# What this task involves
Everything from the line containing "Output the Python" through the line containing "from matplotlib.patches import" must be quoted exactly; everything else is left out.

# Excerpted data
- - - - - - -

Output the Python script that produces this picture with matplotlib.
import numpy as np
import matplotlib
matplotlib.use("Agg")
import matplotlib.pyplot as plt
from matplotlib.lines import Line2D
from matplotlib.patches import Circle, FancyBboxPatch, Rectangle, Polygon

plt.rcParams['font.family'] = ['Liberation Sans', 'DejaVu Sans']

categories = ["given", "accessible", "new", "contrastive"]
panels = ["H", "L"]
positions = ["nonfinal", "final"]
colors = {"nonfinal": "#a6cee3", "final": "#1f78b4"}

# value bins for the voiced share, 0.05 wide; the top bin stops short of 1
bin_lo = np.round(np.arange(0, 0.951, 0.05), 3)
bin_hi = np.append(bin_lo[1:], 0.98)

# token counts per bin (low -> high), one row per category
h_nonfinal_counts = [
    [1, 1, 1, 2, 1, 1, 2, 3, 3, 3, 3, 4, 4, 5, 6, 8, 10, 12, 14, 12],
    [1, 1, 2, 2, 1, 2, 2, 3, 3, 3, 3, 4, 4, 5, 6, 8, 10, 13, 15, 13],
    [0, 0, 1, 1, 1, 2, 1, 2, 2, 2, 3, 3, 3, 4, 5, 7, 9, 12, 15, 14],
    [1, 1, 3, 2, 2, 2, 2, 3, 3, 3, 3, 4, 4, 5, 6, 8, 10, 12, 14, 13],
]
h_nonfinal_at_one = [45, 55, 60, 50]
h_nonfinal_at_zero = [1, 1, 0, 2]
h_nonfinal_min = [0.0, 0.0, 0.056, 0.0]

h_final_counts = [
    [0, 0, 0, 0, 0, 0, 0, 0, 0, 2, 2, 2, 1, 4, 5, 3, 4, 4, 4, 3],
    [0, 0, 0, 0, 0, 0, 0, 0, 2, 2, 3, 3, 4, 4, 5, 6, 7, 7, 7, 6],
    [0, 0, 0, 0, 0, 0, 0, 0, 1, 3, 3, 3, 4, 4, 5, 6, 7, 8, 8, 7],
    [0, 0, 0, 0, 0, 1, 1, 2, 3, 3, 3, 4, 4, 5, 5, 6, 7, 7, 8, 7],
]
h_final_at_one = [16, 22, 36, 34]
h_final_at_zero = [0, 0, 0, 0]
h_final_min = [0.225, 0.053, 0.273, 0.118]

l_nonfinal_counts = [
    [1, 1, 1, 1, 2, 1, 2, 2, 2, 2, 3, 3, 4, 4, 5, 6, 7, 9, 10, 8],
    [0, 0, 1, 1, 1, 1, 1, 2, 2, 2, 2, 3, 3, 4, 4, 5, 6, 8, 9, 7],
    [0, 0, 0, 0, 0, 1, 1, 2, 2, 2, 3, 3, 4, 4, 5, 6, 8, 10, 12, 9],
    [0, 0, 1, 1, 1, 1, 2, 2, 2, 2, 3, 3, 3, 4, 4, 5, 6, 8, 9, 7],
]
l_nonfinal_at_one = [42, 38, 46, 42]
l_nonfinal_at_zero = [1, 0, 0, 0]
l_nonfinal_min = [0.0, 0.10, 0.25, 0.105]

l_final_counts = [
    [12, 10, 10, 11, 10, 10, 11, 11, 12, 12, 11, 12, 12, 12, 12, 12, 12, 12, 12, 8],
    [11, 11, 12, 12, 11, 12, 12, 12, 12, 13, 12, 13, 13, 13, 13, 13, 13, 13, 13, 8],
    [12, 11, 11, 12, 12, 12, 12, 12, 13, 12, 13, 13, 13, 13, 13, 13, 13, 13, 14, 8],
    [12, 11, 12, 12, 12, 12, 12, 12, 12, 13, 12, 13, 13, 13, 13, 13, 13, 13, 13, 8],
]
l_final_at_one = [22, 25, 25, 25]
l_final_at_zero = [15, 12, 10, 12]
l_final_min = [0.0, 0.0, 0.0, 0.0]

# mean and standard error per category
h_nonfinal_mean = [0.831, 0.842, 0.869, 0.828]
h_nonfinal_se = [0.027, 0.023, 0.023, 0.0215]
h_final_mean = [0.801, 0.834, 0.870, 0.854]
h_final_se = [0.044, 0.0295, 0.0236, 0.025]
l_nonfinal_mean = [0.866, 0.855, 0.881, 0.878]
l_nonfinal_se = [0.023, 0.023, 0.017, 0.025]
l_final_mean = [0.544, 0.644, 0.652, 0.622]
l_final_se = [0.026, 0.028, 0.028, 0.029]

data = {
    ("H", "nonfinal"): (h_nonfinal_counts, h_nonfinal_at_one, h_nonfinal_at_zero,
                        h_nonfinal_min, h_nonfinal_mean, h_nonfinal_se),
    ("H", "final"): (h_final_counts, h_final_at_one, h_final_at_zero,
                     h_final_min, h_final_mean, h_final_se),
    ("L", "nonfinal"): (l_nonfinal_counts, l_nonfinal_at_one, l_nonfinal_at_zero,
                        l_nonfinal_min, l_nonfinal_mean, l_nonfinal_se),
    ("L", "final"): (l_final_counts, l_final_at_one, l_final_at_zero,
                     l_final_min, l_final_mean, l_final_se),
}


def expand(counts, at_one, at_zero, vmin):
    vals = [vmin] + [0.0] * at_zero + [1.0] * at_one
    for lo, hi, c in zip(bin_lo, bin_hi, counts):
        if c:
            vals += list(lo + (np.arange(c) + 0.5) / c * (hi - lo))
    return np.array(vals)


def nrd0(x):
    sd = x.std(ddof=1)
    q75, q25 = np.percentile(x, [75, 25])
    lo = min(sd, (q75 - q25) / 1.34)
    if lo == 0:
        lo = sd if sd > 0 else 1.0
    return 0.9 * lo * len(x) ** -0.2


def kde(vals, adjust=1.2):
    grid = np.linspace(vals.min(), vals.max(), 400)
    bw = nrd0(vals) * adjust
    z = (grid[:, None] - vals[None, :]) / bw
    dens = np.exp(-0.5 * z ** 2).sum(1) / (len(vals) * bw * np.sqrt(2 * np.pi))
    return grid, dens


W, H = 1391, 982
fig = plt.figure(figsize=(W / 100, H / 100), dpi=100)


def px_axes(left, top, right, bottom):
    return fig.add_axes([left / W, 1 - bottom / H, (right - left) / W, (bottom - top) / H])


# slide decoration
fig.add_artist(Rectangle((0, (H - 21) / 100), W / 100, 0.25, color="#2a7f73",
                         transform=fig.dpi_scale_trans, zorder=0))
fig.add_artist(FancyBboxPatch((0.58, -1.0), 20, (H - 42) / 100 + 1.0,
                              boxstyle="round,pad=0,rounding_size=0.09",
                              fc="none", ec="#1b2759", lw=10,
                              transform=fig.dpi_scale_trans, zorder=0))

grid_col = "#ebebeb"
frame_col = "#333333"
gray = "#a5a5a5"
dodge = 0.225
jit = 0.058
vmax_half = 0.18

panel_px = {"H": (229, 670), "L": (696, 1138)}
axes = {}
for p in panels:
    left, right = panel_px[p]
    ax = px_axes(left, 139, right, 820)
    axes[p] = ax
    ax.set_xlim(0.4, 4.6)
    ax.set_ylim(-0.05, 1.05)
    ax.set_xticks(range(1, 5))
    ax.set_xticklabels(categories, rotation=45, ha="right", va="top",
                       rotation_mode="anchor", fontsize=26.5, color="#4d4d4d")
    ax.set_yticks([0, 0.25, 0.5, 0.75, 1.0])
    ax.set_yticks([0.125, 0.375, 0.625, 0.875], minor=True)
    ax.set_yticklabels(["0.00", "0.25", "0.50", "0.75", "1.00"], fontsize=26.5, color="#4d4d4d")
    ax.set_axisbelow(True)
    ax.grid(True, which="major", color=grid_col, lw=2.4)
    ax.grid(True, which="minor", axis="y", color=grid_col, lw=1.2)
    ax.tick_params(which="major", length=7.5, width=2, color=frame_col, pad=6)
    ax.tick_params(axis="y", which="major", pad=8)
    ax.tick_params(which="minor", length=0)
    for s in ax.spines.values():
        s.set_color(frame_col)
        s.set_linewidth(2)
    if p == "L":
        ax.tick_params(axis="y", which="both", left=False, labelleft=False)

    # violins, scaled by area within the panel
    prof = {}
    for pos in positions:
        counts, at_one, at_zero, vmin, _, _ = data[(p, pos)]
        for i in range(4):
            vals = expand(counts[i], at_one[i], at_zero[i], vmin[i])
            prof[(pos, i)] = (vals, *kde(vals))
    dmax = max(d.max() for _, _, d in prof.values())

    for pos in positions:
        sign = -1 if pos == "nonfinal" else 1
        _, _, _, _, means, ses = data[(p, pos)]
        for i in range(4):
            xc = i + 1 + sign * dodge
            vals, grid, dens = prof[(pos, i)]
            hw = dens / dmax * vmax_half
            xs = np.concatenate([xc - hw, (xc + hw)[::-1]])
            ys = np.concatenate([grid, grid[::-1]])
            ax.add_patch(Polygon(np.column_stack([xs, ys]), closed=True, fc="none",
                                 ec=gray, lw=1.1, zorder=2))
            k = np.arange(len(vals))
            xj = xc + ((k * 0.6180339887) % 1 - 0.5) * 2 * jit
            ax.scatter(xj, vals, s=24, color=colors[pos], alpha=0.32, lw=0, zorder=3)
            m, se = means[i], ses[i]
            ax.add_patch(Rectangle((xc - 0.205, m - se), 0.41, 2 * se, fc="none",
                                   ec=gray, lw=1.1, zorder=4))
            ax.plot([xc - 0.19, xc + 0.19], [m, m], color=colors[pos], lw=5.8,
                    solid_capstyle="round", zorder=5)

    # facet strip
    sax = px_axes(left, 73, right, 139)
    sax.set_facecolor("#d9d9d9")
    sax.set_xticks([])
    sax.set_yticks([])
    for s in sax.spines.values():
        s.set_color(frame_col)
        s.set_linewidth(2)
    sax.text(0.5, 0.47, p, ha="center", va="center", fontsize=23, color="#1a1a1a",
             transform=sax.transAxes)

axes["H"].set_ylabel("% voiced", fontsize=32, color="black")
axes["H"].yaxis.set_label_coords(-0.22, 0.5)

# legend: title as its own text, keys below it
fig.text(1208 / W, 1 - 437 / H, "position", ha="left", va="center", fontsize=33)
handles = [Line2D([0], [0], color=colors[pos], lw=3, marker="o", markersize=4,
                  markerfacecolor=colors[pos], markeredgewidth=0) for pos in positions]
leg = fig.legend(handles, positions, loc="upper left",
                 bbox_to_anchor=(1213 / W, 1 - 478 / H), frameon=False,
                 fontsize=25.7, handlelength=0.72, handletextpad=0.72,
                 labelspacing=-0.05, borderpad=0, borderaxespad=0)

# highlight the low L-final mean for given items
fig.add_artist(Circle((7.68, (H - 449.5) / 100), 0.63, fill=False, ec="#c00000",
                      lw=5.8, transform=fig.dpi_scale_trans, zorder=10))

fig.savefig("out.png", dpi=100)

- - - - - - -

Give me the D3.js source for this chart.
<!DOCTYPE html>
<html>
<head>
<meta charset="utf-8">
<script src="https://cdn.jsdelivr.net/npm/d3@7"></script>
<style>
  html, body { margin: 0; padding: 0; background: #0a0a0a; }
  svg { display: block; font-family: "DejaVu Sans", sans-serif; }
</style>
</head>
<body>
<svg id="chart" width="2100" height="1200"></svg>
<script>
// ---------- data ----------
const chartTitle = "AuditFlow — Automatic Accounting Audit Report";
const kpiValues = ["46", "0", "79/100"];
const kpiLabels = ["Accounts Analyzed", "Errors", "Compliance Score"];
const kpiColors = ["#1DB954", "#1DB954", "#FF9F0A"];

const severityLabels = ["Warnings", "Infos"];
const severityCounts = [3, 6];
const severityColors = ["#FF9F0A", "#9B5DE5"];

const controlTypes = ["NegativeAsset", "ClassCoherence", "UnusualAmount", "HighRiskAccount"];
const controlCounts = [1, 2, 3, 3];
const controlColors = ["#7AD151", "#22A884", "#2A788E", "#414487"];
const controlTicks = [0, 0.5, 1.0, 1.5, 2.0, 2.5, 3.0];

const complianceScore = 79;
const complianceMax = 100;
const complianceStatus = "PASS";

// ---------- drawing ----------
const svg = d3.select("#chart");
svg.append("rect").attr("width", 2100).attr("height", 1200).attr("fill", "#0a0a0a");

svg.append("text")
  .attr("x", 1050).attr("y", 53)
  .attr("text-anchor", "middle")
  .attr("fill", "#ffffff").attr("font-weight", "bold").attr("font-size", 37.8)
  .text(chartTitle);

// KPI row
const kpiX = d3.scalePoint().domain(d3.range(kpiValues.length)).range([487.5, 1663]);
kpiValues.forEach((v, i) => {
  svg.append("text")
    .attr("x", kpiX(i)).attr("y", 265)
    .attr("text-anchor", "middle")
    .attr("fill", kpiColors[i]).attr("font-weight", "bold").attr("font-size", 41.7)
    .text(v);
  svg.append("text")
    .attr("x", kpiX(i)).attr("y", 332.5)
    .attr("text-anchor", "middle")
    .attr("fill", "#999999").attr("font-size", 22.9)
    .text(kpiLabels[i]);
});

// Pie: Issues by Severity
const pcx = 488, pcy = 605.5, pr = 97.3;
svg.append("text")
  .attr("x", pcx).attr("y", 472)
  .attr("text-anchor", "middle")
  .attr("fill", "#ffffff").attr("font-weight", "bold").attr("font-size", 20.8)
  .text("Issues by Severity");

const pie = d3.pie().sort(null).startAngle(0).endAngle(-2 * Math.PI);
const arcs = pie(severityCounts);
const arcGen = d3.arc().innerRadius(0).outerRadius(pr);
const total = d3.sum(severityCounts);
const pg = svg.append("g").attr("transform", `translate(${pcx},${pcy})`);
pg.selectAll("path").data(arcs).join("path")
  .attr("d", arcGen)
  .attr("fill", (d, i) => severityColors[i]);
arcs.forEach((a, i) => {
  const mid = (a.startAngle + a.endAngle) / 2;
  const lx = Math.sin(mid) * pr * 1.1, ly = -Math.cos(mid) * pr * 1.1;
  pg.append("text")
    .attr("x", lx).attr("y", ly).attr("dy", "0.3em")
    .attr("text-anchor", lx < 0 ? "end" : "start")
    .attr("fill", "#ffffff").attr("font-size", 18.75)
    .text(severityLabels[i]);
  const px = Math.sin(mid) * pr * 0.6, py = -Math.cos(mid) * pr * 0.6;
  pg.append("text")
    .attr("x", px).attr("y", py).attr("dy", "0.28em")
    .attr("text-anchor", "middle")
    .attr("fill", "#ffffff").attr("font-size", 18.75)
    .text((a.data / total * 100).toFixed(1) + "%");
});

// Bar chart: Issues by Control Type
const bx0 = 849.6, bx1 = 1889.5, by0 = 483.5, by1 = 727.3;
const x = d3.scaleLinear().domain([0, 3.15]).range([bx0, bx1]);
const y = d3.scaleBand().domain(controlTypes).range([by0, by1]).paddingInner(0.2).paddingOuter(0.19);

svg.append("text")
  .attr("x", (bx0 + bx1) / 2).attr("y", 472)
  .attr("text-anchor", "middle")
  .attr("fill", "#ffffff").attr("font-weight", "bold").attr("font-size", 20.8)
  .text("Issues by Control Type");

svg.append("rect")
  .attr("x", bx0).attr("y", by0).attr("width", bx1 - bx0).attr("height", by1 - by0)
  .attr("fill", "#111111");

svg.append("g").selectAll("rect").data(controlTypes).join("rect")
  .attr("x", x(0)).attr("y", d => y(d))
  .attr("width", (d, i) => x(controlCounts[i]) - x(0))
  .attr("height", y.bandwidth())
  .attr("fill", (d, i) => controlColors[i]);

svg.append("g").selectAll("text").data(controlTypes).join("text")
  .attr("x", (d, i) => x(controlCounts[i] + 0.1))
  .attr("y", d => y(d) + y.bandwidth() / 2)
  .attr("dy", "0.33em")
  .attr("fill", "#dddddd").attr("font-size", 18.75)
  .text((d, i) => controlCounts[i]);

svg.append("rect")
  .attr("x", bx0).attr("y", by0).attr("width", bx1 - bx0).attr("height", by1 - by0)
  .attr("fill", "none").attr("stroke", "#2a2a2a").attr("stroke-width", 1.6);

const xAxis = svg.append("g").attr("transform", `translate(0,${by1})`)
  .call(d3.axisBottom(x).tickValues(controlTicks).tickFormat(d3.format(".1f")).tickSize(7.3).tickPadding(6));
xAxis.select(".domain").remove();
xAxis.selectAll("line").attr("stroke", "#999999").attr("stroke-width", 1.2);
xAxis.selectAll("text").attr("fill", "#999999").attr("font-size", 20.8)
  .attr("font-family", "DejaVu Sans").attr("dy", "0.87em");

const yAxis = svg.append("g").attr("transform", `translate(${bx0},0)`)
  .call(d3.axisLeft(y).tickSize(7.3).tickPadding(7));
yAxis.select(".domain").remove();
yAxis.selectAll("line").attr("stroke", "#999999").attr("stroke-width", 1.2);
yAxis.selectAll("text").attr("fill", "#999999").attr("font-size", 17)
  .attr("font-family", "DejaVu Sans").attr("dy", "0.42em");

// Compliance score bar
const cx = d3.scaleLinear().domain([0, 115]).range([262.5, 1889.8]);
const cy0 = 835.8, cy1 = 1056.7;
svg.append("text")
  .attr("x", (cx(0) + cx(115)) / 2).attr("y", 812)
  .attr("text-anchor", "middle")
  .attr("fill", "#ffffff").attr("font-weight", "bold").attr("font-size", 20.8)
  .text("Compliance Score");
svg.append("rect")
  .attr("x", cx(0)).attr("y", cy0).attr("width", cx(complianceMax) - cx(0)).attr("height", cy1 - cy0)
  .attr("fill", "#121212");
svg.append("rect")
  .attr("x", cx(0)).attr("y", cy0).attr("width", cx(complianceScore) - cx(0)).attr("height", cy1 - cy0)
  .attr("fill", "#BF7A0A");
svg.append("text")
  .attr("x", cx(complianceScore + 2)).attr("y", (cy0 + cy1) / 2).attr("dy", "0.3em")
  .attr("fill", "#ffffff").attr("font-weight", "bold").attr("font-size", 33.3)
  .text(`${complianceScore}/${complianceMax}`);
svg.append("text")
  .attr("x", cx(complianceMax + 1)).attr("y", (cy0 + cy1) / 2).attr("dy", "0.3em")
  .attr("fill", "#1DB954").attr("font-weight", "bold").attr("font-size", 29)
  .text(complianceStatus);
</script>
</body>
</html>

- - - - - - -

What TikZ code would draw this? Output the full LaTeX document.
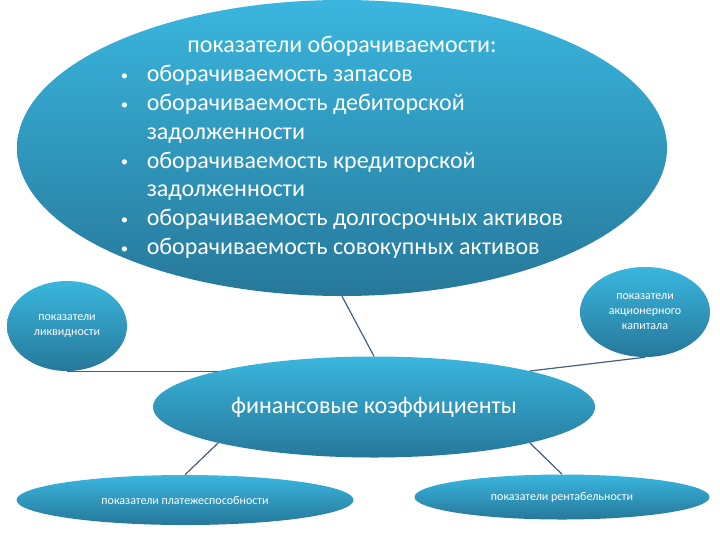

- - - - - - -

# Output for this exercise
Output the Python script that produces this picture with matplotlib.
import numpy as np
import matplotlib
matplotlib.use("Agg")
import matplotlib.pyplot as plt
from matplotlib.lines import Line2D
from matplotlib.patches import Circle, FancyBboxPatch, Rectangle, Polygon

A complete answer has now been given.